WORK TO DO:
Look below. Copy each line that has "React" in it.

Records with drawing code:
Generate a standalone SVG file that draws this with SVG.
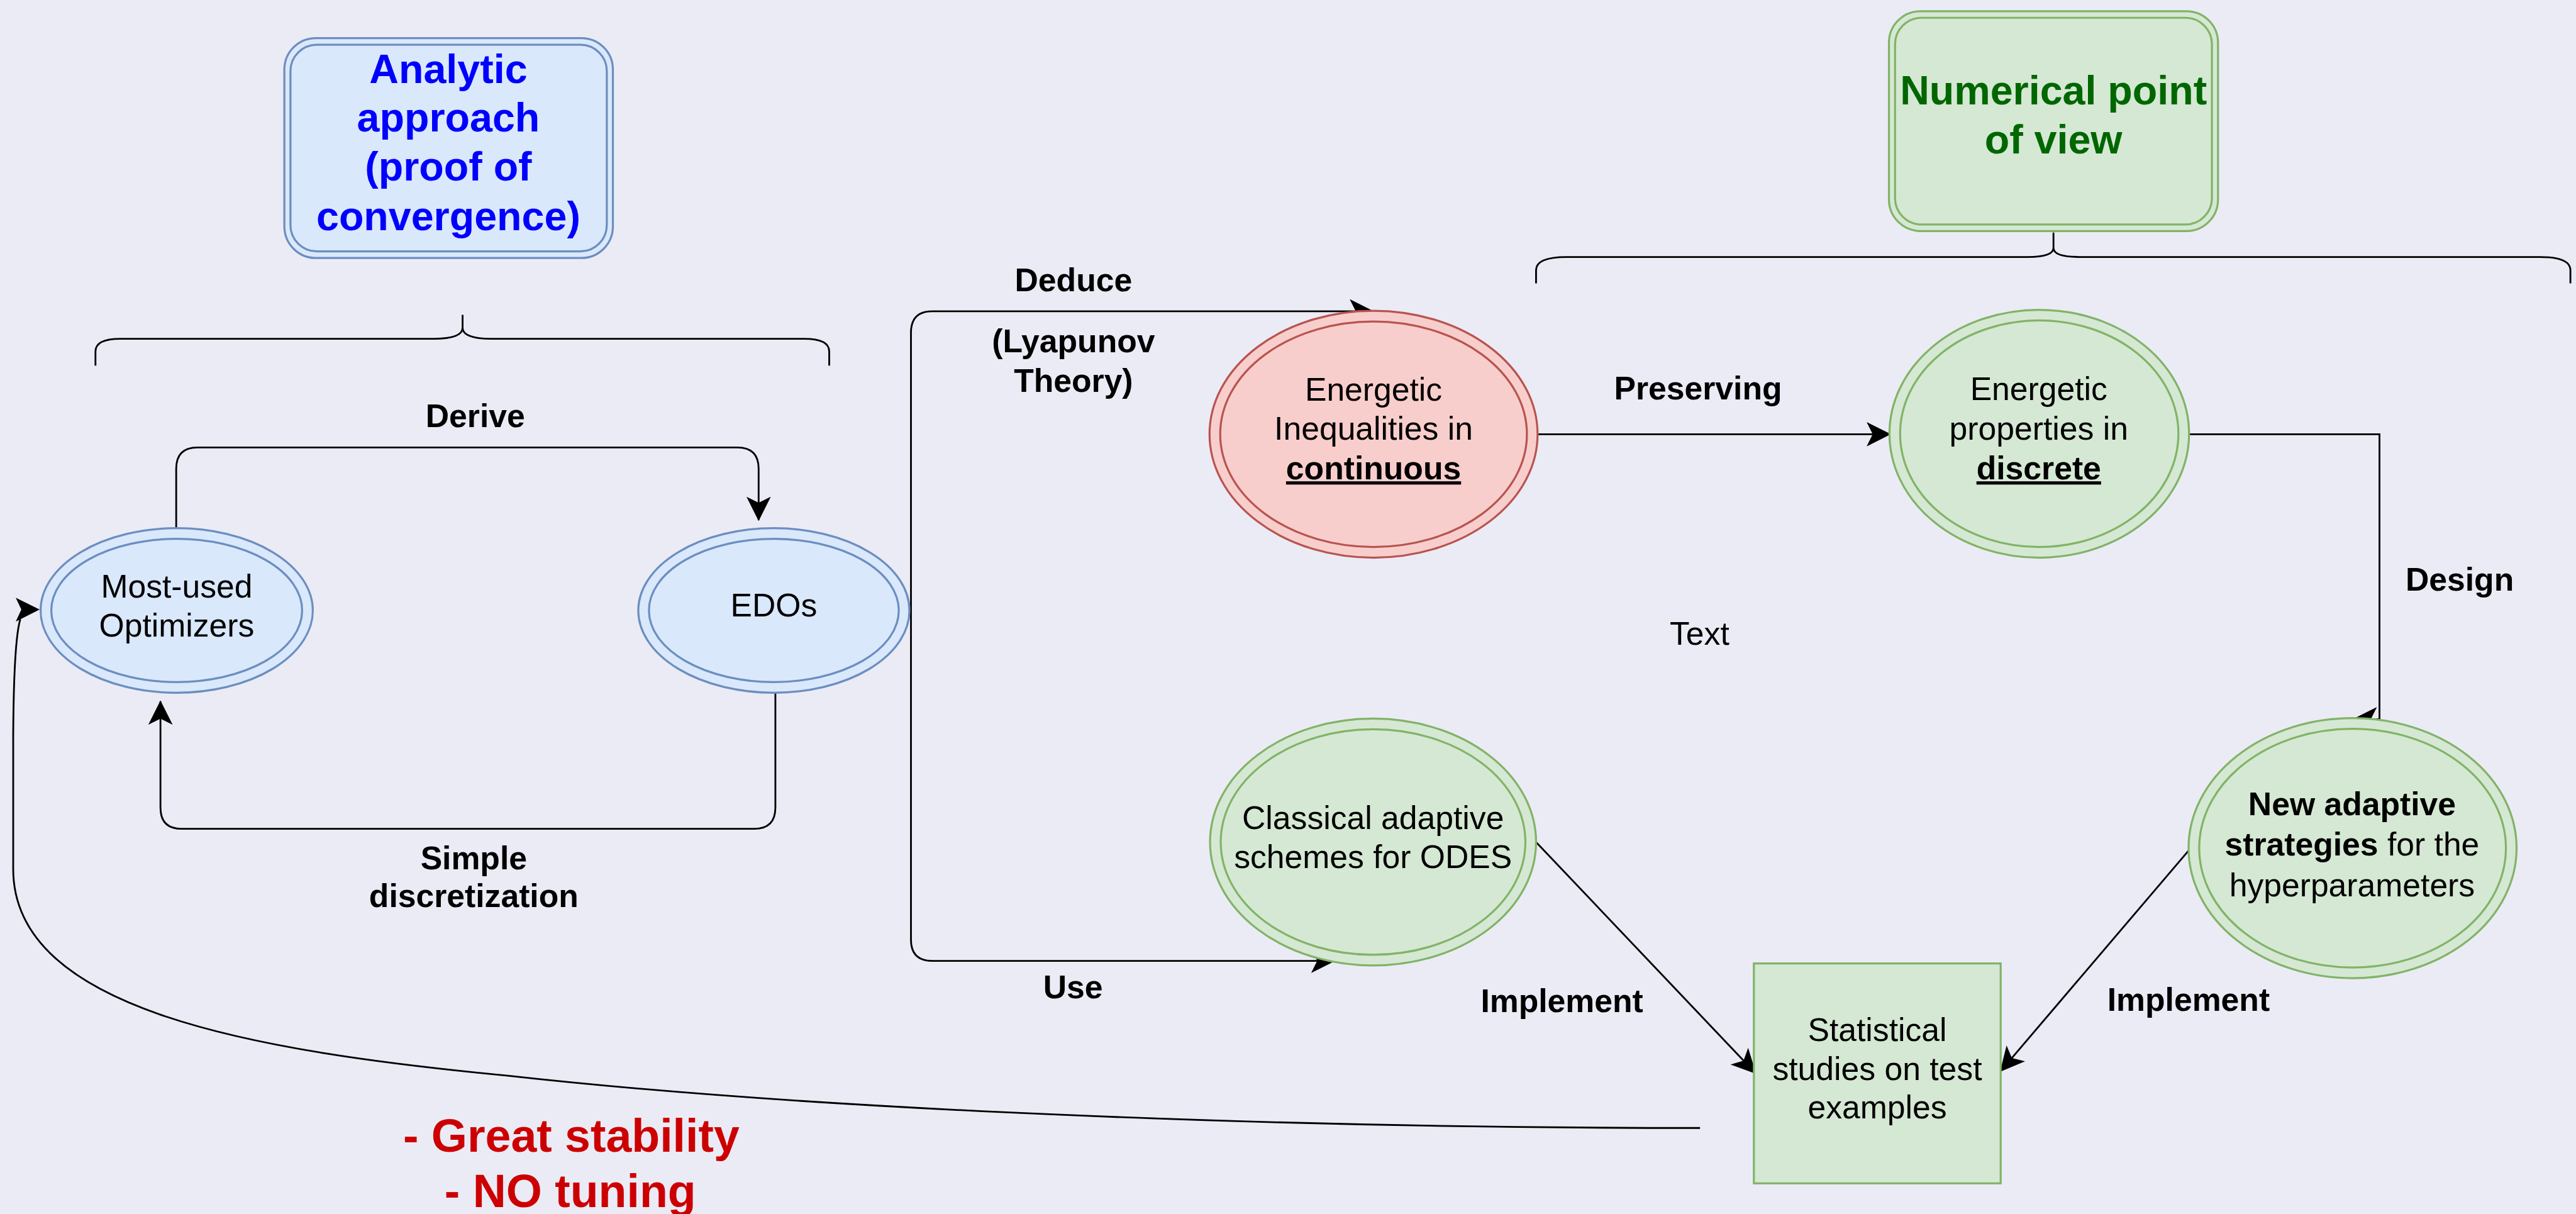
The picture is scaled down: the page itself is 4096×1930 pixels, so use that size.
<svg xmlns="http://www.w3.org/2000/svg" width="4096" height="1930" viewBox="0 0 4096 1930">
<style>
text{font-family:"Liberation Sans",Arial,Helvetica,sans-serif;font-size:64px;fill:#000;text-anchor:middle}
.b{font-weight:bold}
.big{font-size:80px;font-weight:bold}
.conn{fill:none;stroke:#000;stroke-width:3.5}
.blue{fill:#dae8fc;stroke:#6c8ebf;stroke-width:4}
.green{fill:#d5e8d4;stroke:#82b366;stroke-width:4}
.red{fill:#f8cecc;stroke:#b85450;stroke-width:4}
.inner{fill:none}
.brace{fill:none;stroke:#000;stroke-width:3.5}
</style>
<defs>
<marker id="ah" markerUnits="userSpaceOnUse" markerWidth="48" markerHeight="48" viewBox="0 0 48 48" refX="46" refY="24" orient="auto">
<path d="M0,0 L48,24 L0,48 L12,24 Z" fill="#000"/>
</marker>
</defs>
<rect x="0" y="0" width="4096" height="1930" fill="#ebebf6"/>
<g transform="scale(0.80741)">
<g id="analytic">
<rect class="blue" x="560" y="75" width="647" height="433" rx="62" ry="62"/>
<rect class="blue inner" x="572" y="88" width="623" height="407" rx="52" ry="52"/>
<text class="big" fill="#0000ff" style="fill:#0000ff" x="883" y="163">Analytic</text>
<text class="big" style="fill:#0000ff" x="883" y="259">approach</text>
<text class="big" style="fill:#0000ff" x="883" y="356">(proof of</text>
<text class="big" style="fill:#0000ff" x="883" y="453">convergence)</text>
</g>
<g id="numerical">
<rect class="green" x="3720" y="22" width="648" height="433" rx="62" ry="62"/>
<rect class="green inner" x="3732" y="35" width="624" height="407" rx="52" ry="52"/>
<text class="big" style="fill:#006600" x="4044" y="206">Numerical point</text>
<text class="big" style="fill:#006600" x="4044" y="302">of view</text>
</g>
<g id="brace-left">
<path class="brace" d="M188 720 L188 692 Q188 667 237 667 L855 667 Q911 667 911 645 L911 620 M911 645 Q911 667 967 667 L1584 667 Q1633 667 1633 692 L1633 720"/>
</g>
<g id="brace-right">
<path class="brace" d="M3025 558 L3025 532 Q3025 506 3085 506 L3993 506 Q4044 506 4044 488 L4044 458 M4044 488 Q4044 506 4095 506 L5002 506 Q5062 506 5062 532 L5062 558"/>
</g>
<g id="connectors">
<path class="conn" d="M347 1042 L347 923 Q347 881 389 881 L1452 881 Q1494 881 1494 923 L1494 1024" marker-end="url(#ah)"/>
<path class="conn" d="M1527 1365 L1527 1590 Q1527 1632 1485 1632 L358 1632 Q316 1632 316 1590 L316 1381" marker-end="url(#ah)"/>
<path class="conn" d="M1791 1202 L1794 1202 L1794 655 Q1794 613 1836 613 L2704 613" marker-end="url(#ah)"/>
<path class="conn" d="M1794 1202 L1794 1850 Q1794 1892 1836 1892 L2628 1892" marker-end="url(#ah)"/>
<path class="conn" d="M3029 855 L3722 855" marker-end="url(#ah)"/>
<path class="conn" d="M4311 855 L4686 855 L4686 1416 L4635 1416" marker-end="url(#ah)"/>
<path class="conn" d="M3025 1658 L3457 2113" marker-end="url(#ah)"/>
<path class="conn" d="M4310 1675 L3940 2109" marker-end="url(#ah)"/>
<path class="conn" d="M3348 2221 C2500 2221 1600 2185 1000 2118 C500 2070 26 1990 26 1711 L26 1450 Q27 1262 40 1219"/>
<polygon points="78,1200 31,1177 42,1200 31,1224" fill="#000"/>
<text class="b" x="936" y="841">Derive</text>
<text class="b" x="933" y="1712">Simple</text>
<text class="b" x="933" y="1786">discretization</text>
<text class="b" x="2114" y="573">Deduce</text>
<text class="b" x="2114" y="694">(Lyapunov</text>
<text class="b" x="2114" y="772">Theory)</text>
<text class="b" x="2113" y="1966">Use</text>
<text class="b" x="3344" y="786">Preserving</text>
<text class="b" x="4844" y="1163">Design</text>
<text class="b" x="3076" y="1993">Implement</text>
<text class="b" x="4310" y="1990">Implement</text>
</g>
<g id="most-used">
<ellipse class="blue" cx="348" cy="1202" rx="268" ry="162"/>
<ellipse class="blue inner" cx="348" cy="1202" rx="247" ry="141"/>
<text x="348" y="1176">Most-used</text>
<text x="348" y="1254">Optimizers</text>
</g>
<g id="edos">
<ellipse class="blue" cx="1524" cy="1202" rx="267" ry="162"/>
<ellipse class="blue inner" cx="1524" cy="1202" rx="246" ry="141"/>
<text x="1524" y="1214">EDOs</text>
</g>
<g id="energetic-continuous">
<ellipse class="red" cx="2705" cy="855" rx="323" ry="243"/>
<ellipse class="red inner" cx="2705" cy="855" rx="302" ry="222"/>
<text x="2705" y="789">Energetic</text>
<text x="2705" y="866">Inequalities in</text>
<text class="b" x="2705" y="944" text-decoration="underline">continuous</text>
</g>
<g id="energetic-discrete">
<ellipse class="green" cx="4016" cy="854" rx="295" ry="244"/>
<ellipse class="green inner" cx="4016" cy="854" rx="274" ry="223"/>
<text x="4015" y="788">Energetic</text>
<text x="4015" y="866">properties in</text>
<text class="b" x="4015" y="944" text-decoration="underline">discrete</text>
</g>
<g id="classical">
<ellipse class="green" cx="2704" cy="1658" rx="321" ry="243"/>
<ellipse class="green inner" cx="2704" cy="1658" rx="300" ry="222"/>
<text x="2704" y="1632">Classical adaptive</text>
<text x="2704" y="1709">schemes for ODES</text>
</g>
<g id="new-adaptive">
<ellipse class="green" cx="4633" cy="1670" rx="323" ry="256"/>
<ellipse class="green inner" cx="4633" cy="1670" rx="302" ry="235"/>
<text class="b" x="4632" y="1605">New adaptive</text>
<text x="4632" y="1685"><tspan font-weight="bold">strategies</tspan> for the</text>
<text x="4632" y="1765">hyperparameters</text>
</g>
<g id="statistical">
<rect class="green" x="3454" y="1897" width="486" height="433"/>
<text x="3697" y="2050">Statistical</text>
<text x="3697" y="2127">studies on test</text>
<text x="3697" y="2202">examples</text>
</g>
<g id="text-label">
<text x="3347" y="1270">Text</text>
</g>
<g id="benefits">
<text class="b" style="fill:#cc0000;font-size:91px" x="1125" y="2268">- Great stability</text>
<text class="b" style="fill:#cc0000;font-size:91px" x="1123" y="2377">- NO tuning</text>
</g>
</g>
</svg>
* * *
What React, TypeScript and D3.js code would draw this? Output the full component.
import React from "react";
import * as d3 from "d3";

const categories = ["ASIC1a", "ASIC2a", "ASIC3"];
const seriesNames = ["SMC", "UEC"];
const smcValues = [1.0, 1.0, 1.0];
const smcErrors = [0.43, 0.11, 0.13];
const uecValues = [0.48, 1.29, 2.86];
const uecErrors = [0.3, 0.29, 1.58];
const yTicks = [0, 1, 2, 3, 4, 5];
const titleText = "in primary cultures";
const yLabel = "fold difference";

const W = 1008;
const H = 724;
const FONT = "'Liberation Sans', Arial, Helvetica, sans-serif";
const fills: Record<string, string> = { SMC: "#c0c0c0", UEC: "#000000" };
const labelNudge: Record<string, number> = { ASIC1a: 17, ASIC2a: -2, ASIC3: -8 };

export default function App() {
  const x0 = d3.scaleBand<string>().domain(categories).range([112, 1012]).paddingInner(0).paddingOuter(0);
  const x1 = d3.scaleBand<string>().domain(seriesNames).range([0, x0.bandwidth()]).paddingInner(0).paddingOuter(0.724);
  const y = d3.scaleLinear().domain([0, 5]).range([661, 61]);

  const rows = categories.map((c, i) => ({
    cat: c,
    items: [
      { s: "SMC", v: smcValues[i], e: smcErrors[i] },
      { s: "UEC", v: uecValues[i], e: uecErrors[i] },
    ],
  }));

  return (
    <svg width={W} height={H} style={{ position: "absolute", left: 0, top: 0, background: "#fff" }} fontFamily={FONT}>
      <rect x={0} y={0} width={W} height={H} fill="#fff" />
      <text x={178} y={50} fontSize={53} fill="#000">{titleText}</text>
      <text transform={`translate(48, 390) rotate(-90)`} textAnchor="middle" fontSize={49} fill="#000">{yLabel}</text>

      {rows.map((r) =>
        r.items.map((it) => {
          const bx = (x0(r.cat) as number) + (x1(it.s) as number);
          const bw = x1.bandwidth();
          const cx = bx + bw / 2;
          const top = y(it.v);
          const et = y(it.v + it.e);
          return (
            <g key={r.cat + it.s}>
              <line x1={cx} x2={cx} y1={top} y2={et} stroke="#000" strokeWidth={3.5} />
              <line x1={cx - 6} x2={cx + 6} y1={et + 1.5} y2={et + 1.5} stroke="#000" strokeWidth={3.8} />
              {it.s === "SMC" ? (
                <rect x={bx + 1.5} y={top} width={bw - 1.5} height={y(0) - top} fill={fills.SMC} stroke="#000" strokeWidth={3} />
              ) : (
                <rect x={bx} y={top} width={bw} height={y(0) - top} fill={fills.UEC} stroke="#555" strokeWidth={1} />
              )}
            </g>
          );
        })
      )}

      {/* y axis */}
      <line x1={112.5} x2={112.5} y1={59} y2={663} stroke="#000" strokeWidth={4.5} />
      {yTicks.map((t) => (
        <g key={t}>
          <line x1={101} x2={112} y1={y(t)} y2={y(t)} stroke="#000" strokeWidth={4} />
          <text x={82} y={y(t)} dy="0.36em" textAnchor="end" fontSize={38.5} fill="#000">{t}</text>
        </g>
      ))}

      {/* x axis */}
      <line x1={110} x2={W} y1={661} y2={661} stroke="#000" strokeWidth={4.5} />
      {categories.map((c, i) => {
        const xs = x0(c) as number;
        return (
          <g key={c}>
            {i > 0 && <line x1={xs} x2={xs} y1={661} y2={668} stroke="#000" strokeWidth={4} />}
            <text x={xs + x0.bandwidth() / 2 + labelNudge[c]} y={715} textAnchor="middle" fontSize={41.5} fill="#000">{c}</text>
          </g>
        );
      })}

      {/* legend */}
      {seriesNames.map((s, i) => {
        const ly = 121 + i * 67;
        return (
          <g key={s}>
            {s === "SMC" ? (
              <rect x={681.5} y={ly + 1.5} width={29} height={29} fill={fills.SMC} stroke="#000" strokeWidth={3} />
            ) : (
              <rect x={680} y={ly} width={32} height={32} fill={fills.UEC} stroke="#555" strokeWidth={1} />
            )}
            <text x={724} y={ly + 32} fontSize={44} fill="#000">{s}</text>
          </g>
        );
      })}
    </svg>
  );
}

SOLUTION TO THIS PROBLEM:
What React, TypeScript and D3.js code would draw this? Output the full component.
import React from "react";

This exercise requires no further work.